Not knowing who you are, which values are yours, which roles fit, which version of yourself is the real one, is an unsettling place to sit. Past life regression sometimes gets recommended as a way through it, on the idea that recovering past selves reveals a continuous, eternal identity underneath the confusion. That promise is worth examining closely, because the way a person holds it makes the difference between help and harm.

In a session a person relaxes and brings up vivid scenes that feel like memories of other lives, each with its own role and circumstances. There is no scientific evidence that these are real prior existences. The scenes follow a person’s expectations and a guide’s prompting, so the identities that appear tend to reflect qualities the person is already reaching for. The imagery is better understood as the mind exploring possible selves than as the discovery of a soul’s true and fixed nature.

Held loosely, that exploration can be useful during a confused stretch. Trying on different roles in imagination is a recognized way people clarify what feels like them and what does not, and a regression scene can serve that function the way a vivid daydream or a strong identification with a character might. A person may notice that one imagined self felt expansive and right while another felt false, and that contrast can point, gently, toward what they actually value now. The information is about the present person doing the noticing.

There is a real hazard on the other side, though, and it deserves weight. Someone in the middle of identity confusion is vulnerable to grabbing a dramatic past life story and adopting it as the answer, trading an uncertain present self for a borrowed, fictional one. That does not resolve the confusion; it papers over it with a more confident illusion. The point of the work, if it has one, is to inform the present search, not to supply a ready-made identity from another time.

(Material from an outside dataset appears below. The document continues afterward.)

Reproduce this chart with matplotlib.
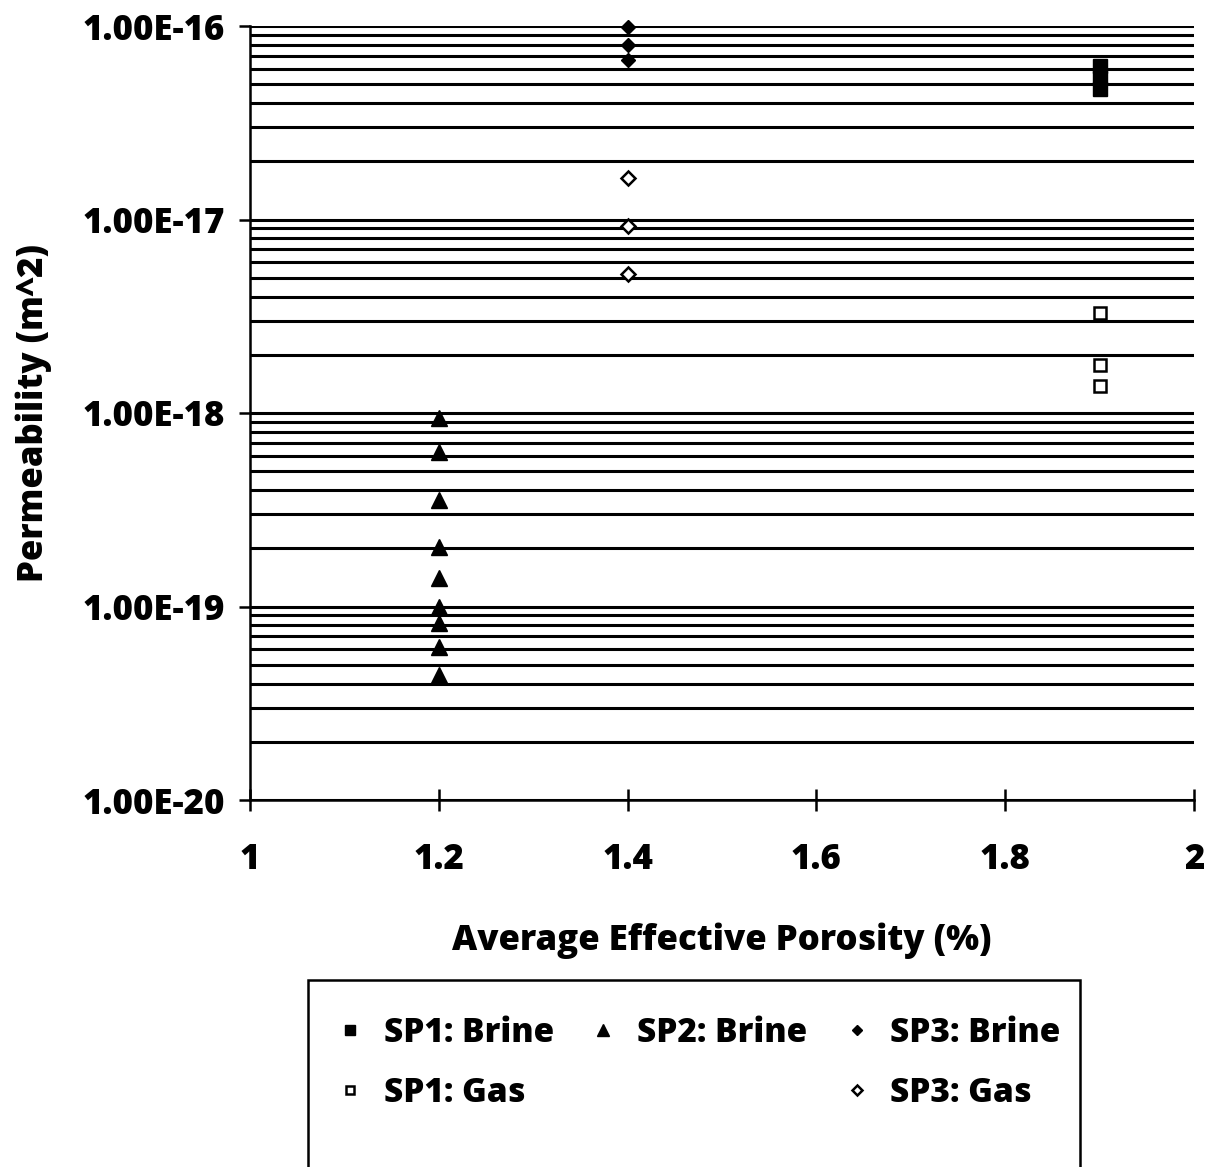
import matplotlib
matplotlib.use("Agg")
import matplotlib.pyplot as plt
from matplotlib.lines import Line2D
from matplotlib.patches import Rectangle
from matplotlib.ticker import FixedLocator, LogLocator, NullFormatter

# Average effective porosity (%) for each specimen
sp1_porosity = 1.9
sp2_porosity = 1.2
sp3_porosity = 1.4

# Permeability (m^2) measurements
sp1_brine = [6.2e-17, 5.4e-17, 4.7e-17]
sp1_gas = [3.3e-18, 1.77e-18, 1.38e-18]
sp2_brine = [9.4e-19, 6.3e-19, 3.55e-19, 2.03e-19, 1.40e-19,
             9.9e-20, 8.2e-20, 6.2e-20, 4.4e-20]
sp3_brine = [9.9e-17, 8.0e-17, 6.7e-17]
sp3_gas = [1.64e-17, 9.3e-18, 5.2e-18]

x_ticks = [1, 1.2, 1.4, 1.6, 1.8, 2]
x_tick_labels = ["1", "1.2", "1.4", "1.6", "1.8", "2"]
y_ticks = [1e-20, 1e-19, 1e-18, 1e-17, 1e-16]
y_tick_labels = ["1.00E-20", "1.00E-19", "1.00E-18", "1.00E-17", "1.00E-16"]

FS = 25
LEG_FS = 24
WEIGHT = "heavy"
plt.rcParams["font.family"] = ["Open Sans", "DejaVu Sans"]
plt.rcParams["font.weight"] = WEIGHT

fig = plt.figure(figsize=(12.14, 11.67), dpi=100)
ax = fig.add_axes([250 / 1214, 1 - 800 / 1167, 944 / 1214, 774 / 1167])

ax.set_yscale("log")
ax.set_xlim(1, 2)
ax.set_ylim(1e-20, 1e-16)

# Horizontal gridlines at every decade subdivision
ax.yaxis.set_major_locator(FixedLocator(y_ticks))
ax.yaxis.set_minor_locator(LogLocator(base=10, subs=range(2, 10), numticks=20))
ax.yaxis.set_minor_formatter(NullFormatter())
ax.set_yticklabels(y_tick_labels)
ax.grid(True, which="both", axis="y", color="black", linewidth=2.2)
ax.set_axisbelow(True)

ax.set_xticks(x_ticks)
ax.set_xticklabels(x_tick_labels)

for side in ("top", "right"):
    ax.spines[side].set_visible(False)
for side in ("left", "bottom"):
    ax.spines[side].set_linewidth(1.8)

ax.tick_params(axis="y", which="major", direction="out", length=8, width=1.8,
               labelsize=FS, pad=10)
ax.tick_params(axis="y", which="minor", length=0)
ax.tick_params(axis="x", which="major", direction="inout", length=16, width=1.8,
               labelsize=FS, pad=22)

ax.set_xlabel("Average Effective Porosity (%)", fontsize=FS, fontweight=WEIGHT,
              labelpad=32)
ax.set_ylabel("Permeability (m^2)", fontsize=FS, fontweight=WEIGHT, labelpad=22)

mk = dict(linestyle="none", color="black", markeredgecolor="black", clip_on=False)
h_sp1b, = ax.plot([sp1_porosity] * len(sp1_brine), sp1_brine, marker="s",
                  markersize=9.5, **mk)
h_sp2b, = ax.plot([sp2_porosity] * len(sp2_brine), sp2_brine, marker="^",
                  markersize=11.5, **mk)
h_sp3b, = ax.plot([sp3_porosity] * len(sp3_brine), sp3_brine, marker="D",
                  markersize=7, **mk)
h_sp1g, = ax.plot([sp1_porosity] * len(sp1_gas), sp1_gas, marker="s",
                  markersize=8.5, markerfacecolor="white", markeredgewidth=1.8,
                  linestyle="none", color="black")
h_sp3g, = ax.plot([sp3_porosity] * len(sp3_gas), sp3_gas, marker="D",
                  markersize=7, markerfacecolor="white", markeredgewidth=1.8,
                  linestyle="none", color="black")

blank = Line2D([], [], linestyle="none", marker=None)

# Legend frame extends below the page edge
frame = Rectangle((308 / 1214, -0.05), (1080 - 308) / 1214, 1 - 980 / 1167 + 0.05,
                  transform=fig.transFigure, fill=False, edgecolor="black",
                  linewidth=1.8)
fig.patches.append(frame)

leg = fig.legend([h_sp1b, h_sp1g, h_sp2b, blank, h_sp3b, h_sp3g],
                 ["SP1: Brine", "SP1: Gas", "SP2: Brine", "", "SP3: Brine", "SP3: Gas"],
                 ncol=3, frameon=False, loc="upper left",
                 bbox_to_anchor=(307 / 1214, 1 - 986 / 1167),
                 bbox_transform=fig.transFigure,
                 prop={"size": LEG_FS, "weight": WEIGHT},
                 handlelength=0.8, handletextpad=0.6, columnspacing=1.09,
                 labelspacing=0.78, markerscale=0.7)

fig.savefig("out.png", dpi=100)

Said plainly, deep and persistent identity confusion can signal something a session is not equipped to handle. When the disorientation is severe, tied to distress, or part of a larger mental health struggle, a qualified professional offers real assessment and support. Regression belongs beside that kind of help at most. A person can let the imagery raise questions about who they are while keeping the answer firmly in the life they are living, which is the only place an identity actually gets built.